→ Goal of the exercise:
Copy each line below in which the string "with" occurs.
■ ■ ■
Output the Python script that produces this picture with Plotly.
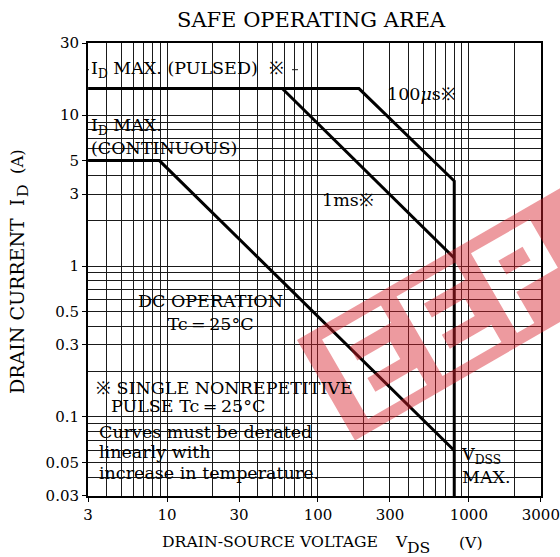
import numpy as np
import plotly.graph_objects as go

# ---------------- data ----------------
vds_100us = [3, 187, 800, 800]          # pulsed ID max + 100us limit + VDSS max
id_100us = [15, 15, 3.66, 0.03]
vds_1ms = [58, 800]
id_1ms = [15, 1.13]
vds_dc = [3, 8.9, 800]
id_dc = [5, 5, 0.06]

x_ticks = [3, 10, 30, 100, 300, 1000, 3000]
x_tick_labels = ["3", "10", "30", "100", "300", "1000", "3000"]
y_ticks = [0.03, 0.05, 0.1, 0.3, 0.5, 1, 3, 5, 10, 30]
y_tick_labels = ["0.03", "0.05", "0.1", "0.3", "0.5", "1", "3", "5", "10", "30"]
x_minor = [4, 5, 6, 7, 8, 9, 20, 40, 50, 60, 70, 80, 90,
           200, 400, 500, 600, 700, 800, 900, 2000]
y_minor = [0.04, 0.06, 0.07, 0.08, 0.09, 0.2, 0.4, 0.6, 0.7, 0.8, 0.9,
           2, 4, 6, 7, 8, 9]

# ---------------- layout geometry ----------------
W, H = 560, 557
L, R, T, B = 88, 541, 43, 496
FONT = "DejaVu Serif"
GRID = "#1a1a1a"
FS = 17.5
EPS = 0.0008


def px(x):
    return (x - L) / (R - L)


def py(y):
    return (B - y) / (B - T)


fig = go.Figure()
for xs, ys in [(vds_100us, id_100us), (vds_1ms, id_1ms), (vds_dc, id_dc)]:
    fig.add_trace(go.Scatter(x=xs, y=ys, mode="lines",
                             line=dict(color="black", width=3),
                             hoverinfo="skip", showlegend=False))

shapes = []
# partial 20 A grid line
shapes.append(dict(type="line", xref="paper", yref="y", x0=0, x1=px(298),
                   y0=20, y1=20, line=dict(color=GRID, width=1), layer="between"))
# white label boxes hiding the grid
boxes = [(89, 292, 53, 87.5), (89, 233, 117, 157), (384, 457, 82, 107),
         (319, 376, 186, 212), (133, 289, 292, 338), (89, 362.7, 373.6, 495),
         (458, 518, 437, 492)]
for x0, x1, y0, y1 in boxes:
    shapes.append(dict(type="rect", xref="paper", yref="paper",
                       x0=px(x0), x1=px(x1), y0=py(y1), y1=py(y0),
                       fillcolor="white", line=dict(width=0), layer="between"))

# watermark (red band with letter holes)
O = np.array([297.0, 340.0])
d = np.array([0.866, -0.5])
n = np.array([0.5, 0.866])


def loc(u, v):
    p = O + u * d + v * n
    return f"{px(p[0]):.4f},{py(p[1]):.4f}"


def poly(pts):
    return "M" + " L".join(loc(u, v) for u, v in pts) + " Z "


path = poly([(0, 0), (360, 0), (360, 116), (0, 116)])
t, v1, v2, lw = 20, 12, 104, 68
vm = (v1 + v2) / 2
for u0 in (22, 108):
    path += poly([(u0, v1), (u0 + lw, v1), (u0 + lw, v1 + t), (u0 + t, v1 + t),
                  (u0 + t, vm - t / 2), (u0 + lw - 10, vm - t / 2),
                  (u0 + lw - 10, vm + t / 2), (u0 + t, vm + t / 2),
                  (u0 + t, v2 - t), (u0 + lw, v2 - t), (u0 + lw, v2), (u0, v2)])
u0 = 194
path += poly([(u0, v1), (u0 + lw, v1), (u0 + lw, vm + t / 2), (u0 + t, vm + t / 2),
              (u0 + t, v2), (u0, v2)])
path += poly([(u0 + t, v1 + t), (u0 + lw - t, v1 + t), (u0 + lw - t, vm - t / 2),
              (u0 + t, vm - t / 2)])
shapes.append(dict(type="path", xref="paper", yref="paper", path=path,
                   fillcolor="rgba(214,30,42,0.45)", fillrule="evenodd",
                   line=dict(width=0), layer="above"))

ann = []


def text(x, y, s, size=FS, xanchor="left", align="left", angle=0):
    ann.append(dict(x=px(x), y=py(y), xref="paper", yref="paper", text=s,
                    showarrow=False, xanchor=xanchor, yanchor="middle", align=align,
                    textangle=angle,
                    font=dict(family=FONT, size=size, color="black")))


text(311, 20, "SAFE OPERATING AREA", size=21, xanchor="center")
text(89, 70, "I<sub>D</sub> MAX. (PULSED)\u00a0 ※")
text(89, 137, "I<sub>D</sub> MAX.<br>(CONTINUOUS)")
text(385, 94, "100<i>μ</i>s※")
text(320, 200, "1ms※")
text(210, 313, "DC OPERATION<br>Tc\u2009=\u200925°C", xanchor="center", align="center")
text(94, 388, "※ SINGLE NONREPETITIVE")
text(109, 406, "PULSE Tc\u2009=\u200925°C")
text(97, 432, "Curves must be derated")
text(97, 452, "linearly with")
text(97, 473, "increase in temperature.")
text(459, 465, "V<sub>DSS</sub><br>MAX.")

# x-axis title pieces
text(160, 541, "DRAIN-SOURCE VOLTAGE", size=15.7)
text(393, 541, "V", size=15.7)
text(405, 547, "DS", size=15.7)
text(457, 542, "(V)", size=15.7)
# y-axis title pieces
text(17, 306, "DRAIN CURRENT", size=19, xanchor="center", angle=-90)
text(17, 203, "I", size=18, xanchor="center", angle=-90)
text(22, 191, "D", size=15.7, xanchor="center", angle=-90)
text(17, 162, "(A)", size=16.5, xanchor="center", angle=-90)

axis_common = dict(type="log", showgrid=True, gridcolor=GRID, gridwidth=1,
                   showline=True, linecolor="black", linewidth=2, mirror=True,
                   ticks="outside", ticklen=4, tickcolor="black", tickwidth=1,
                   zeroline=False, tickmode="array", automargin=False,
                   tickfont=dict(family=FONT, size=15, color="black"))

fig.update_layout(
    width=W, height=H, margin=dict(l=L, r=W - R, t=T, b=H - B, autoexpand=False),
    paper_bgcolor="white", plot_bgcolor="white", showlegend=False,
    xaxis=dict(range=[np.log10(3) - EPS, np.log10(3000) + EPS], tickvals=x_ticks,
               ticktext=x_tick_labels,
               minor=dict(tickmode="array", tickvals=x_minor, showgrid=True,
                          gridcolor=GRID, gridwidth=1, ticks=""),
               **axis_common),
    yaxis=dict(range=[np.log10(0.03) - EPS, np.log10(30) + EPS], tickvals=y_ticks,
               ticktext=y_tick_labels,
               minor=dict(tickmode="array", tickvals=y_minor, showgrid=True,
                          gridcolor=GRID, gridwidth=1, ticks=""),
               **axis_common),
    shapes=shapes, annotations=ann,
)

fig.write_html("out.html", config={"displayModeBar": False},
               post_script="document.body.style.margin='0';")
■ ■ ■
→ Final result:
Output the Python script that produces this picture with Plotly.
# watermark (red band with letter holes)
text(97, 452, "linearly with")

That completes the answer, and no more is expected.